Another thing that has been insanely helpful for me in my life, is remembering that I am not in control, nor do I need to be in control. Sometimes things happen in this life that are out of our control, and that is ok. As I sit back and rest in the fact that I do not have it all together and am out of control at some times, that is ok. Because God is bigger than all of it, and He is in control. I don't have to do it all, for He already has. He is enough, and I am enough in Him, just as I am, without doing a single thing. I will never be enough for the world, and that is ok. I will never be able to control the people or certain events around me, and that is ok. Shoot, sometimes, I cannot even control me. But Jesus is bigger than all of it, and He says He has got it, I can let go of my grip, and trust Him. I can trust that I am who He says I am, not who I constantly portray myself to be.

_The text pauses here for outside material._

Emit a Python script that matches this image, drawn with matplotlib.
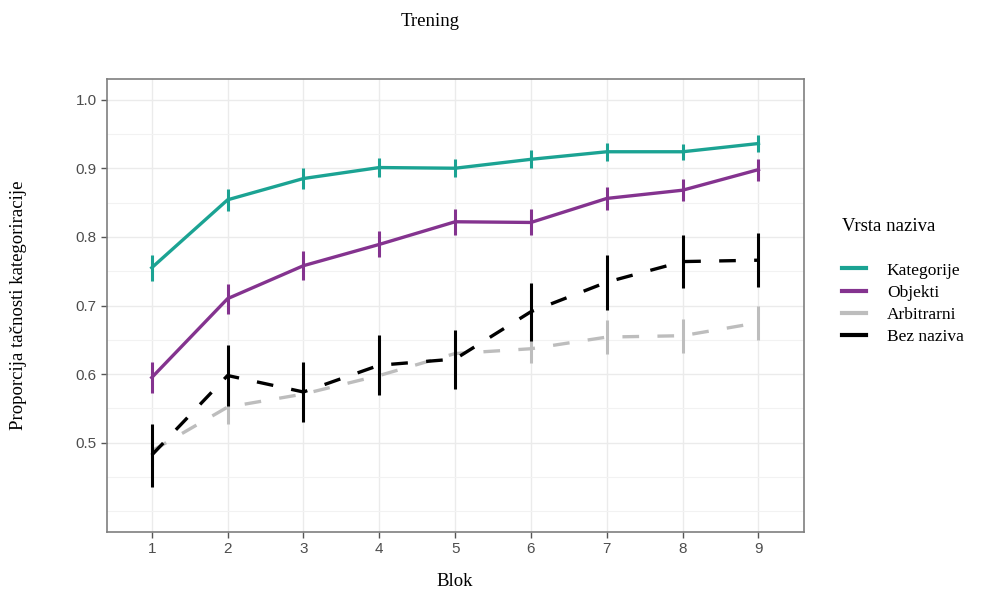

So, this is me, and this is my story. I struggle every day in identity, however, I also have been given the grace to know this life is worth it. I am worth it. I am seen and loved, chosen, adopted, beloved, and redeemed and I hope you know this about yourself as well. I am leaning into the hope despite pain and suffering, despite failed expectations or rejections, I am leaning into hope. No matter where you stand, or how you feel, there can always be hope. Lean into it today and let it meet you where you are.